TASK DIRECTIONS: Repeat the data that follows, word for word, without the images.

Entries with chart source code
**********

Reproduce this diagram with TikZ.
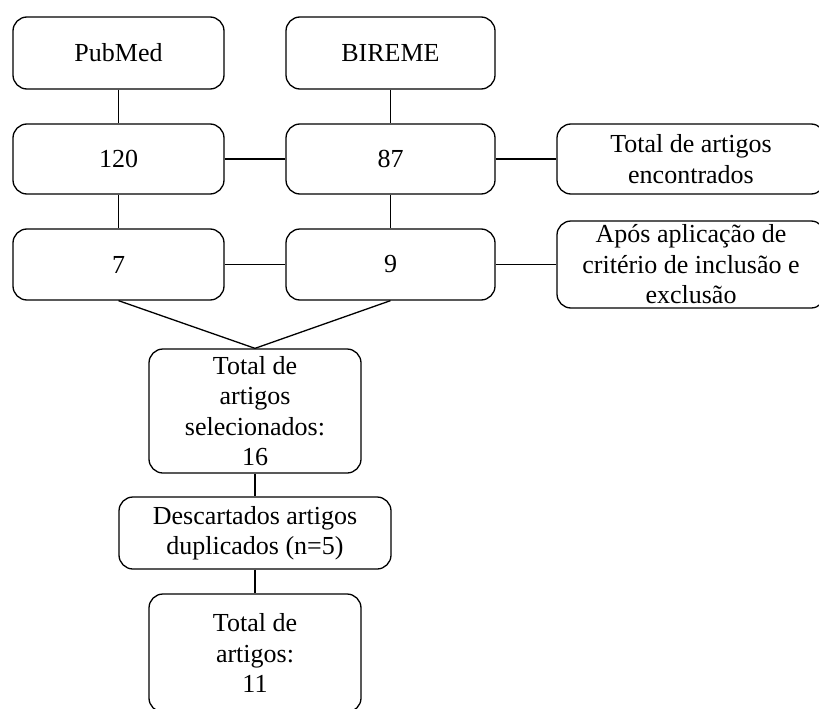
\documentclass[tikz,border=0pt]{standalone}
\usepackage{fontspec}
\setmainfont{Liberation Serif}
\begin{document}
\begin{tikzpicture}[x=1pt,y=-1pt,
    caixa/.style={draw,line width=1.3pt,rounded corners=14pt,align=center,inner sep=0pt,
      font=\fontsize{26}{30.5}\selectfont},
    liga/.style={line width=1.3pt}]
    % Área do desenho
    \useasboundingbox (0,0) rectangle (819,709);
    \clip (0,0) rectangle (819,709);
    % Bases de dados
    \node[caixa,minimum width=211pt,minimum height=72pt] (pub) at (118.5,53) {PubMed};
    \node[caixa,minimum width=209pt,minimum height=72pt] (bir) at (390.5,53) {BIREME};
    % Artigos encontrados
    \node[caixa,minimum width=211pt,minimum height=70pt] (n120) at (118.5,159) {120};
    \node[caixa,minimum width=209pt,minimum height=70pt] (n87) at (390.5,159) {87};
    \node[caixa,minimum width=268pt,minimum height=70pt] (achados) at (691,159) {Total de artigos\\encontrados};
    % Após critérios
    \node[caixa,minimum width=211pt,minimum height=71pt] (n7) at (118.5,264.5) {7};
    \node[caixa,minimum width=209pt,minimum height=71pt] (n9) at (390.5,264.5) {9};
    \node[caixa,minimum width=268pt,minimum height=87pt] (criterio) at (691,264.5) {Após aplicação de\\critério de inclusão e\\exclusão};
    % Seleção final
    \node[caixa,minimum width=212pt,minimum height=124pt] (sel) at (255,411) {Total de\\artigos\\selecionados:\\16};
    \node[caixa,minimum width=272pt,minimum height=72pt] (desc) at (255,533) {Descartados artigos\\duplicados (n=5)};
    \node[caixa,minimum width=212pt,minimum height=118pt] (final) at (255,653) {Total de\\artigos:\\11};
    % Ligações
    \foreach \a/\b in {pub/n120,bir/n87,n120/n7,n87/n9,sel/desc,desc/final}
      \draw[liga] (\a.south) -- (\b.north);
    \foreach \a/\b in {n120/n87,n87/achados,n7/n9,n9/criterio}
      \draw[liga] (\a.east) -- (\b.west);
    \draw[liga] (n7.south) -- (sel.north) -- (n9.south);
\end{tikzpicture}
\end{document}
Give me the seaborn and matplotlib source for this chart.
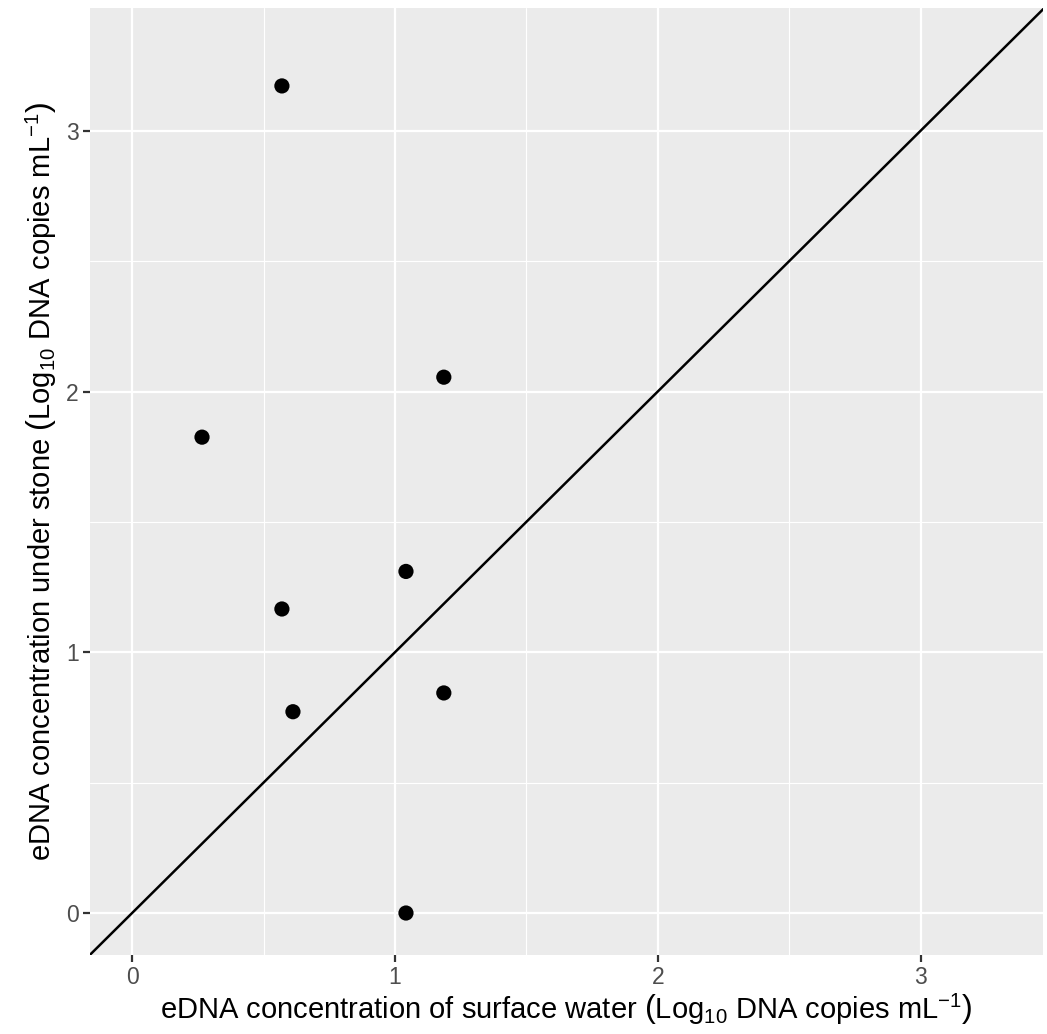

**********

EXERCISE SOLUTION:
Reproduce this diagram with TikZ.
\documentclass[tikz,border=0pt]{standalone}
\usepackage{fontspec}
\setmainfont{Liberation Serif}
\begin{document}
\begin{tikzpicture}[x=1pt,y=-1pt,
    caixa/.style={draw,line width=1.3pt,rounded corners=14pt,align=center,inner sep=0pt,
      font=\fontsize{26}{30.5}\selectfont},
    liga/.style={line width=1.3pt}]
    % Área do desenho
    \useasboundingbox (0,0) rectangle (819,709);
    \clip (0,0) rectangle (819,709);
    % Bases de dados
    \node[caixa,minimum width=211pt,minimum height=72pt] (pub) at (118.5,53) {PubMed};
    \node[caixa,minimum width=209pt,minimum height=72pt] (bir) at (390.5,53) {BIREME};
    % Artigos encontrados
    \node[caixa,minimum width=211pt,minimum height=70pt] (n120) at (118.5,159) {120};
    \node[caixa,minimum width=209pt,minimum height=70pt] (n87) at (390.5,159) {87};
    \node[caixa,minimum width=268pt,minimum height=70pt] (achados) at (691,159) {Total de artigos\\encontrados};
    % Após critérios
    \node[caixa,minimum width=211pt,minimum height=71pt] (n7) at (118.5,264.5) {7};
    \node[caixa,minimum width=209pt,minimum height=71pt] (n9) at (390.5,264.5) {9};
    \node[caixa,minimum width=268pt,minimum height=87pt] (criterio) at (691,264.5) {Após aplicação de\\critério de inclusão e\\exclusão};
    % Seleção final
    \node[caixa,minimum width=212pt,minimum height=124pt] (sel) at (255,411) {Total de\\artigos\\selecionados:\\16};
    \node[caixa,minimum width=272pt,minimum height=72pt] (desc) at (255,533) {Descartados artigos\\duplicados (n=5)};
    \node[caixa,minimum width=212pt,minimum height=118pt] (final) at (255,653) {Total de\\artigos:\\11};
    % Ligações
    \foreach \a/\b in {pub/n120,bir/n87,n120/n7,n87/n9,sel/desc,desc/final}
      \draw[liga] (\a.south) -- (\b.north);
    \foreach \a/\b in {n120/n87,n87/achados,n7/n9,n9/criterio}
      \draw[liga] (\a.east) -- (\b.west);
    \draw[liga] (n7.south) -- (sel.north) -- (n9.south);
\end{tikzpicture}
\end{document}
Give me the seaborn and matplotlib source for this chart.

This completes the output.